Arbitrum DRIP: $40M Incentives to Boost Leveraged Looping

Arbitrum DRIP is a $40 million DeFi incentive program launched by ArbitrumDAO with support from Entropy Advisors. Season One runs from Sept. 3 to Jan. 20 in two-week epochs, allocating up to 24 million ARB tokens. The program rewards leveraged looping on Arbitrum One by staking stablecoins (USDC, syrupUSDC) and ETH derivatives (weETH, wstETH, rsETH), borrowing against them and redeploying across Aave, Morpho, Euler, Fluid, Dolomite and Silo.
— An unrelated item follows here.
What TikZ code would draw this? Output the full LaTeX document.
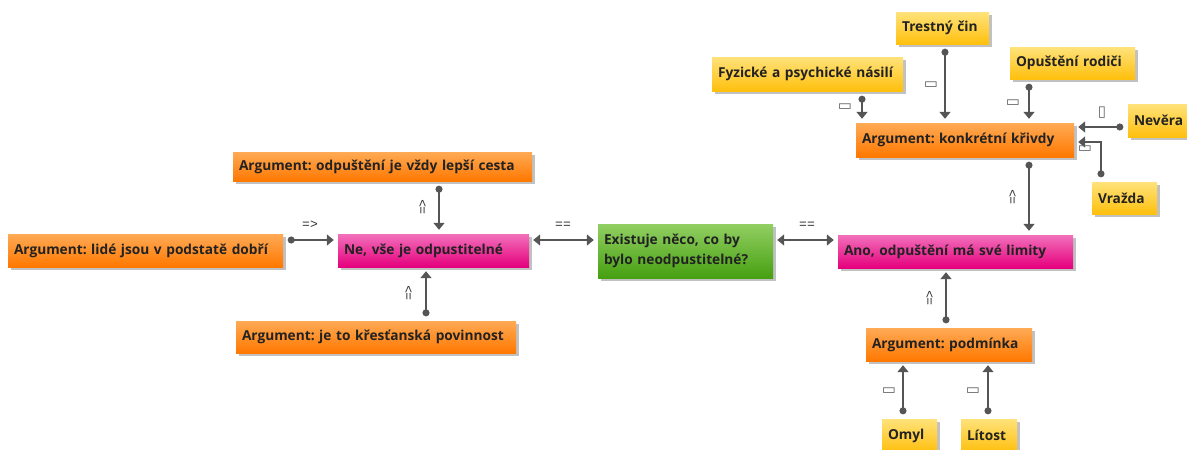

By replicating Ethereum mainnet’s 20–30% looping volume on a Layer 2 network, Arbitrum DRIP aims to boost TVL and capital efficiency for traders. Notional Finance is excluded for now, but new collaterals and risk management tools can be added. Success will be measured by TVL per dollar spent, market share growth and deployment metrics. Early uptake includes Maple Finance’s launch of syrupUSDC, highlighting DRIP’s potential to attract sticky liquidity and expand DeFi.
Bullish
The Arbitrum DRIP incentive program is likely bullish for ARB because it directly increases demand for ARB tokens through staking rewards and drives significant DeFi activity on Arbitrum One. In the short term, traders will seek ARB to maximize looping incentives, putting upward pressure on price. Over the long term, higher TVL, expanded protocol usage and sticky liquidity support ecosystem growth and strengthen ARB’s fundamental value, reinforcing positive market sentiment.